After the Oscars tribute, Perry’s name began trending on social media. Fans called his omission from the televised list of people from the movie industry who died in the past year “disrespectful.”

Perry’s film work included one of this year’s Best Picture nominees, Once Upon a Time in Hollywood. The movie was nominated in a total of 10 categories, and it won for Brad Pitt’s performance as Best Supporting Actor and for Production Design. Perry appeared in several other movies, too, including the original Buffy the Vampire Slayer in 1992 and, five years later, the Bruce Willis-led sci-fi movie The Fifth Element. He played the starring role of late bull rider Lane Frost in 1994’s 8 Seconds.

Perry died March 4, at age 52, following a stroke.

Even actress Holly Robinson Peete weighed in.

Academy officials also mentioned the late Cameron Boyce, who appeared in films including the Grown Ups franchise, with Adam Sandler, and the Shia LaBeouf action movie Eagle Eye in 2008. The 20-year-old actor died July 6, after a seizure.

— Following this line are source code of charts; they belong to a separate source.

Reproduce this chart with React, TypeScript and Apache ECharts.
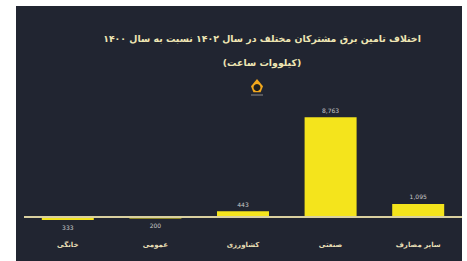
import React, { useEffect, useRef } from "react";
import * as echarts from "echarts";

const categories = ["خانگی", "عمومی", "کشاورزی", "صنعتی", "سایر مصارف"];
const values = [-333, -200, 443, 8763, 1095];
const titleText = "اختلاف تامین برق مشترکان مختلف در سال ۱۴۰۲ نسبت به سال ۱۴۰۰";
const subtitleText = "(کیلووات ساعت)";

const LOGO_D = "M10 0 L20 12 L16 22 L4 22 L0 12 Z";

export default function App() {
  const ref = useRef<HTMLDivElement>(null);
  useEffect(() => {
    document.body.style.margin = "0";
    try {
      echarts.graphic.registerShape("logo", echarts.graphic.extendPath(LOGO_D, {}) as any);
    } catch (e) {}
    const chart = echarts.init(ref.current!, null, { renderer: "svg" });
    chart.setOption({
      animation: false,
      backgroundColor: "#212531",
      title: [
        {
          text: titleText,
          left: 241,
          top: 23,
          textAlign: "center",
          textStyle: { color: "#efe6b4", fontSize: 9.4, fontWeight: "bold", fontFamily: "DejaVu Sans" },
        },
        {
          text: subtitleText,
          left: 241,
          top: 47,
          textAlign: "center",
          textStyle: { color: "#efe6b4", fontSize: 9.4, fontWeight: "bold", fontFamily: "DejaVu Sans" },
        },
      ],
      graphic: [
        { type: "logo", x: 235, y: 73, scaleX: 0.6, scaleY: 0.6, style: { fill: "#f2a81d" } },
        { type: "circle", shape: { cx: 241, cy: 81.5, r: 3.5 }, style: { fill: "#1e1e1e" } },
        { type: "line", shape: { x1: 235, y1: 89, x2: 247, y2: 89 }, style: { stroke: "#8a8a8a", lineWidth: 1 } },
      ],
      grid: { left: 8, right: 0, top: 108.6, bottom: 39 },
      xAxis: {
        type: "category",
        data: categories,
        axisLine: { show: false },
        axisTick: { show: false },
        axisLabel: {
          color: "#e8dfb6",
          fontSize: 7,
          fontWeight: "bold",
          fontFamily: "DejaVu Sans",
          margin: 19,
        },
      },
      yAxis: { type: "value", min: -500, max: 9000, show: false, splitLine: { show: false } },
      series: [
        {
          type: "bar",
          barWidth: 52,
          data: values.map((v) => ({
            value: v,
            label: { position: v < 0 ? "bottom" : "top" },
          })),
          itemStyle: { color: "#f4e41c" },
          label: {
            show: true,
            color: "#c9c9c9",
            fontSize: 6,
            fontFamily: "DejaVu Sans",
            distance: 4,
            formatter: (p: any) => Math.abs(p.value).toLocaleString("en-US"),
          },
          markLine: {
            silent: true,
            symbol: "none",
            label: { show: false },
            lineStyle: { color: "#d9d0a0", width: 2, type: "solid" },
            data: [{ yAxis: 0 }],
          },
        },
      ],
    });
    return () => chart.dispose();
  }, []);
  return (
    <div style={{ width: 467, height: 261, background: "#ffffff", position: "relative" }}>
      <div ref={ref} style={{ position: "absolute", left: 16, top: 6, width: 446, height: 255 }} />
    </div>
  );
}
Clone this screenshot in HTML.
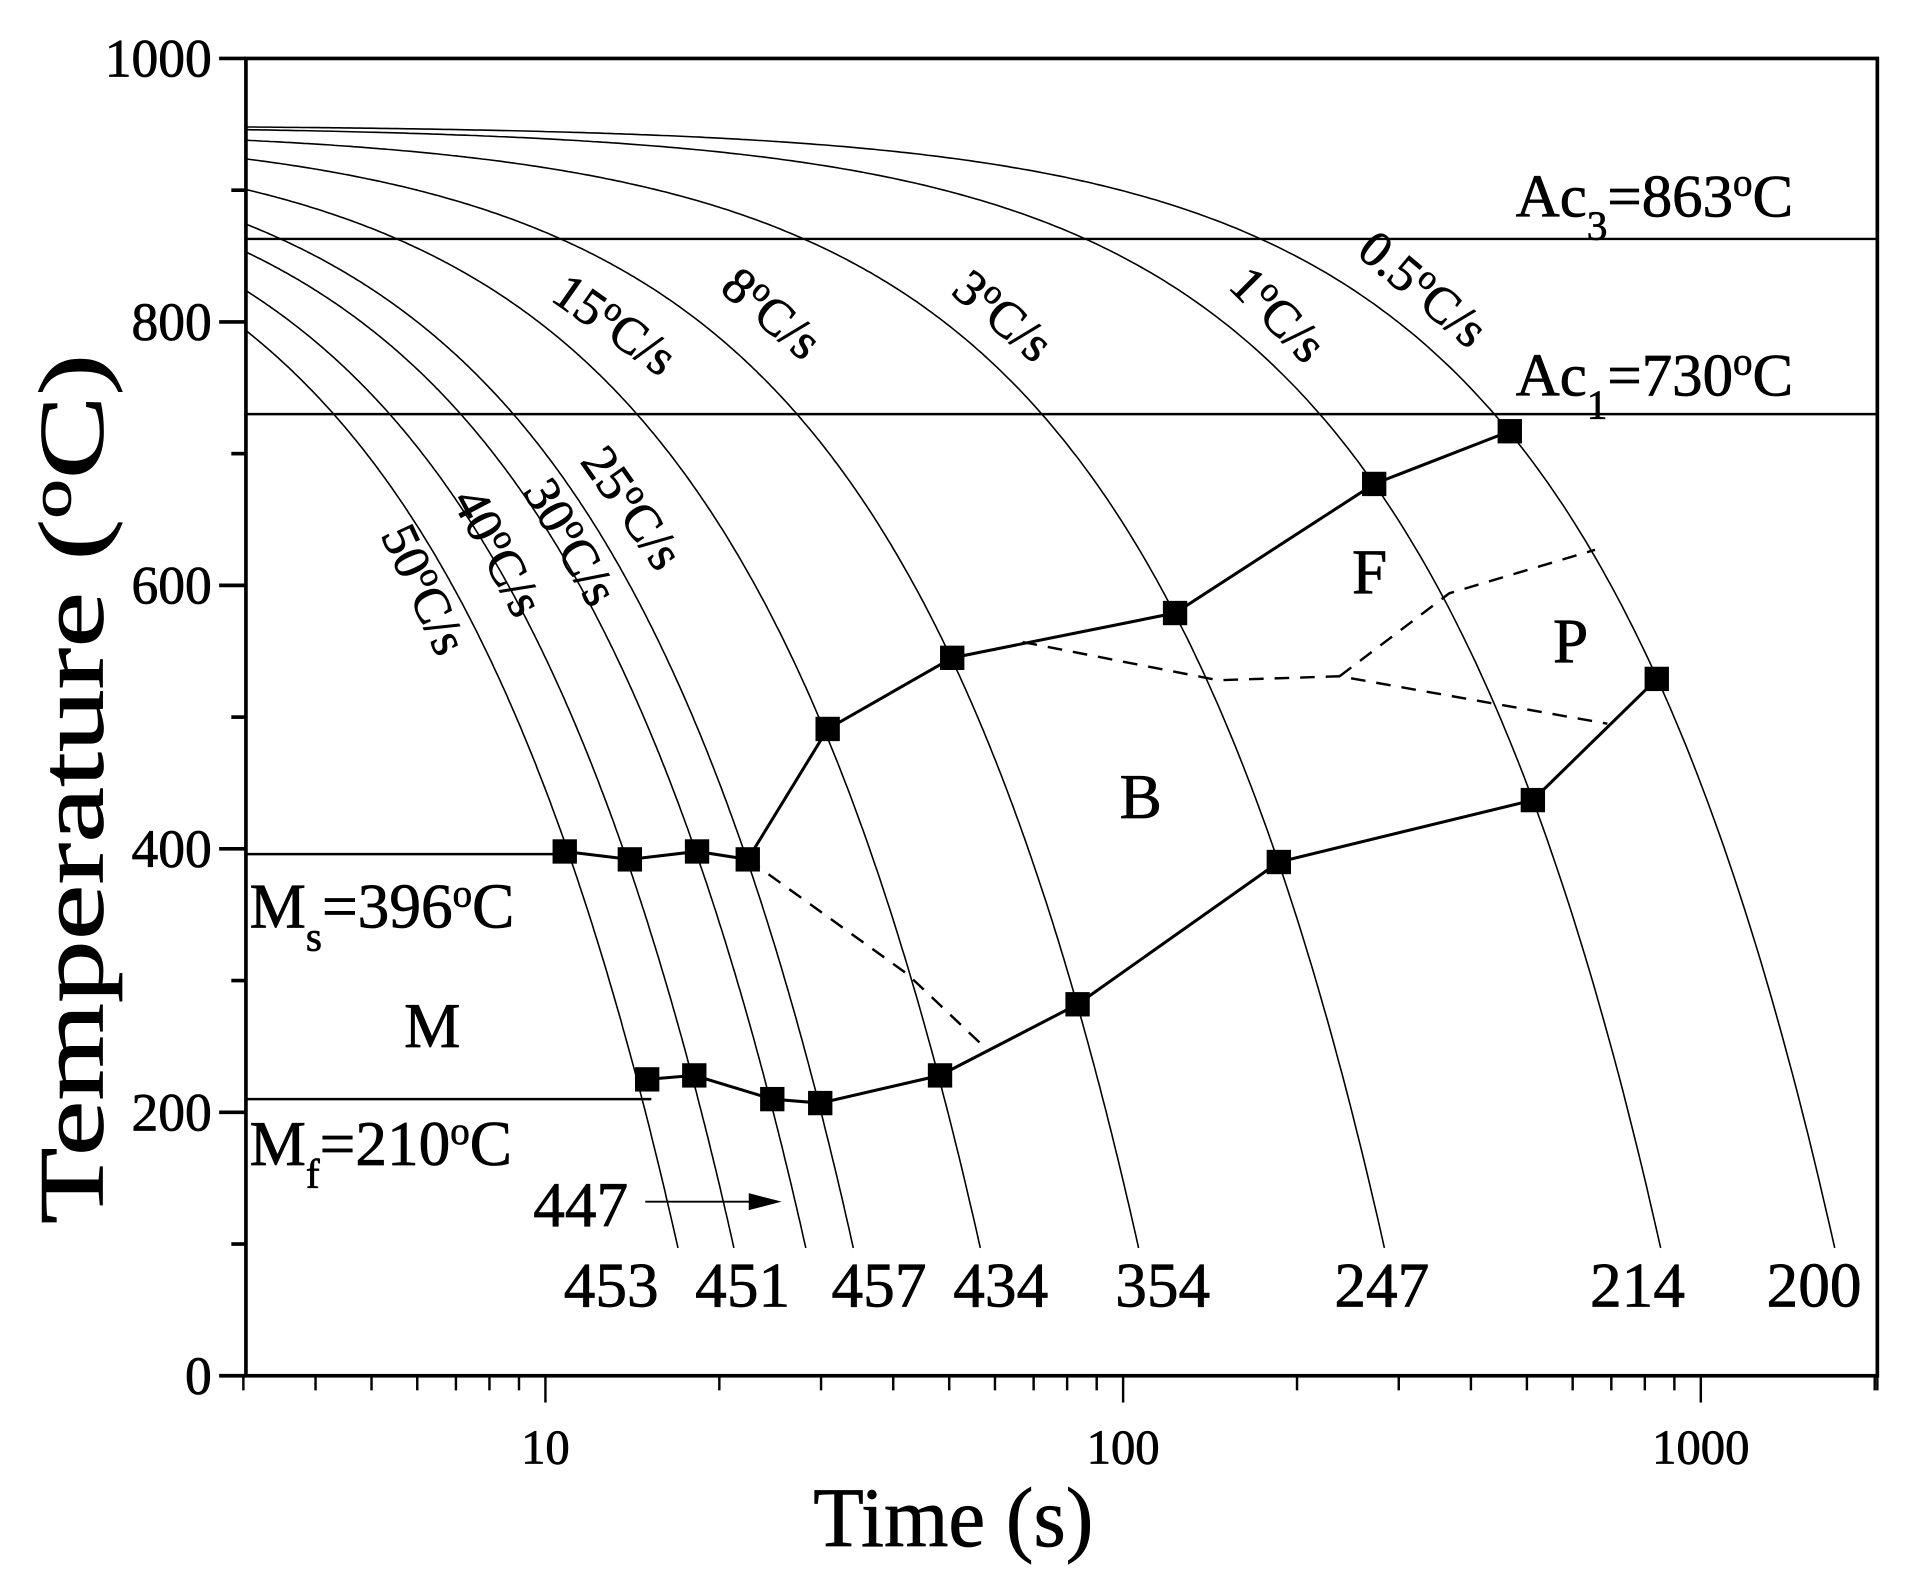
<!DOCTYPE html>
<html><head><meta charset="utf-8"><style>
html,body{margin:0;padding:0;background:#fff}
svg{display:block}
text{font-family:"Liberation Serif",serif;fill:#000;stroke:#000;stroke-width:0.6}
</style></head><body>
<svg id="chart" width="1909" height="1587" viewBox="0 0 1568 1303.5" xmlns="http://www.w3.org/2000/svg">
<g id="g"></g>
</svg>
<script>
const rates = [0.5, 1, 3, 8, 15, 25, 30, 40, 50];
const startTemps = [948, 946, 938, 924, 901, 875, 854, 825, 795];
const upperTimes = [10.8, 14.0, 18.3, 22.4, 30.8, 50.6, 123, 272, 467];
const upperTemps = [398, 392, 398, 392, 491, 545, 579, 677, 717];
const lowerTimes = [15.0, 18.1, 24.7, 29.9, 48.2, 83.4, 186, 512, 839];
const lowerTemps = [225, 228, 210, 207, 228, 282, 390, 437, 529];
const dashMTimes = [22.4, 42.3, 58];
const dashMTemps = [392, 305, 248];
const dashFTimes = [67, 146, 237, 689];
const dashFTemps = [557, 528, 531, 495];
const dashPTimes = [237, 367, 656];
const dashPTemps = [531, 594, 627];
const yTicks = [0, 200, 400, 600, 800, 1000];
const xTicks = [10, 100, 1000];
const endLabels = ["453","451","457","434","354","247","214","200"];

const NS="http://www.w3.org/2000/svg", g=document.getElementById('g');
const L=202,R=1542,T=48,B=1130;
const xs=t=>448+474.5*(Math.log10(t)-1);
const ys=v=>B-(B-T)*v/1000;
function mk(tag,attrs,parent){const e=document.createElementNS(NS,tag);for(const k in attrs)e.setAttribute(k,attrs[k]);(parent||g).appendChild(e);return e;}
function txt(s,x,y,size,extra){const e=mk('text',Object.assign({x:x,y:y,'font-size':size},extra||{}));e.innerHTML=s;return e;}

const defs=mk('defs',{});const cp=mk('clipPath',{id:'cp'},defs);mk('rect',{x:L,y:T,width:R-L,height:B-T},cp);

rates.forEach((r,i)=>{
  let pts=[];const tEnd=3+(startTemps[i]-97)/r;
  for(let k=0;k<=300;k++){const t=3*Math.pow(tEnd/3,k/300);const v=startTemps[i]-r*(t-3);pts.push(xs(t).toFixed(1)+','+ys(v).toFixed(1));}
  const p=mk('polyline',{points:pts.join(' '),fill:'none',stroke:'#000','stroke-width':1.3,'clip-path':'url(#cp)'});
  
  
});

[[863,L,R,'ac3-line'],[730,L,R,'ac1-line'],[396,L,455,'ms-line'],[210,L,535,'mf-line']].forEach(a=>{
  const l=mk('line',{x1:a[1],x2:a[2],y1:ys(a[0]),y2:ys(a[0]),stroke:'#000','stroke-width':2});
  
  
});

[[dashMTimes,dashMTemps,'m-b-boundary'],[dashFTimes,dashFTemps,'f-b-boundary'],[dashPTimes,dashPTemps,'f-p-boundary']].forEach(d=>{
  const l=mk('polyline',{points:d[0].map((t,i)=>xs(t)+','+ys(d[1][i])).join(' '),fill:'none',stroke:'#000','stroke-width':2,'stroke-dasharray':'12,9'});
  
  
});

[[upperTimes,upperTemps,'start'],[lowerTimes,lowerTemps,'finish']].forEach(d=>{
  const l=mk('polyline',{points:d[0].map((t,i)=>xs(t)+','+ys(d[1][i])).join(' '),fill:'none',stroke:'#000','stroke-width':2.5});
  
  
  d[0].forEach((t,i)=>{
    const s=mk('rect',{x:xs(t)-10,y:ys(d[1][i])-10,width:20,height:20,fill:'#000'});
    
    
  });
});

mk('rect',{x:L,y:T,width:R-L,height:B-T,fill:'none',stroke:'#000','stroke-width':3,});
for(let v=0;v<=1000;v+=100){const maj=v%200===0;mk('line',{x1:L-(maj?22:12),x2:L,y1:ys(v),y2:ys(v),stroke:'#000','stroke-width':3});}
yTicks.forEach(v=>{const e=txt(String(v),L-28,ys(v)+15,44,{'text-anchor':'end'});
  
  });
for(let d=0;d<4;d++)for(let m=1;m<10;m++){const t=m*Math.pow(10,d);if(t<3||t>2020)continue;mk('line',{x1:xs(t),x2:xs(t),y1:B,y2:B+(m===1?22:12),stroke:'#000','stroke-width':2});}
mk('line',{x1:R,x2:R,y1:B,y2:B+12,stroke:'#000','stroke-width':2});
xTicks.forEach(t=>{const e=txt(String(t),xs(t),B+72,40,{'text-anchor':'middle'});
  
  });

txt('Time (s)',783,1270,70,{'text-anchor':'middle',textLength:230,lengthAdjust:'spacingAndGlyphs',});
txt('Temperature (<tspan baseline-shift="super" font-size="48">o</tspan>C)',0,0,76,{'text-anchor':'middle',textLength:715,lengthAdjust:'spacingAndGlyphs',transform:'translate(84,648) rotate(-90)',});

txt('Ac<tspan baseline-shift="sub" font-size="34">3</tspan>=863<tspan baseline-shift="super" font-size="32">o</tspan>C',1245,178,50,{});
txt('Ac<tspan baseline-shift="sub" font-size="34">1</tspan>=730<tspan baseline-shift="super" font-size="32">o</tspan>C',1245,325,50,{});
txt('M<tspan baseline-shift="sub" font-size="34">s</tspan>=396<tspan baseline-shift="super" font-size="32">o</tspan>C',205,762,52,{});
txt('M<tspan baseline-shift="sub" font-size="34">f</tspan>=210<tspan baseline-shift="super" font-size="32">o</tspan>C',205,957,52,{});

[['M',355,860],['B',937,672],['F',1125,487],['P',1290,544]].forEach(a=>{
  const e=txt(a[0],a[1],a[2],52,{'text-anchor':'middle'});
  
  
});

[['0.5',1160,248,40],['1',1040,268,45],['3',815,270,40],['8',625,268,40],['15',497,278,35],['25',508,425,55],['30',457,452,60],['40',397,460,62],['50',336,490,65]].forEach(a=>{
  const e=txt(a[0]+'<tspan baseline-shift="super" font-size="28">o</tspan>C/s',0,0,42,{'text-anchor':'middle',transform:'translate('+a[1]+','+a[2]+') rotate('+a[3]+')'});
  
  
});

const endX=[502,610,722,822,955,1135,1345,1490];
endLabels.forEach((s,i)=>{const e=txt(s,endX[i],1073,52,{'text-anchor':'middle'});
  
  });
txt('447',477,1007,52,{'text-anchor':'middle',});
mk('line',{x1:530,x2:622,y1:987,y2:987,stroke:'#000','stroke-width':1.5,});
mk('polygon',{points:'615,980 642,987 615,994',fill:'#000',});
</script>
</body></html>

Of course, there were others who Oscars viewers thought deserved a moment on the show, too, including actors Orson Bean, Sid Haig and Tim Conway.

All of them were part of the photo gallery that the organization posted on its website, which included more than 200 people from the movie industry who died over the past year. Roughly a third of them were named in Sunday’s show, as Billie Eilish sang a cover of the Beatles’ “Yesterday.”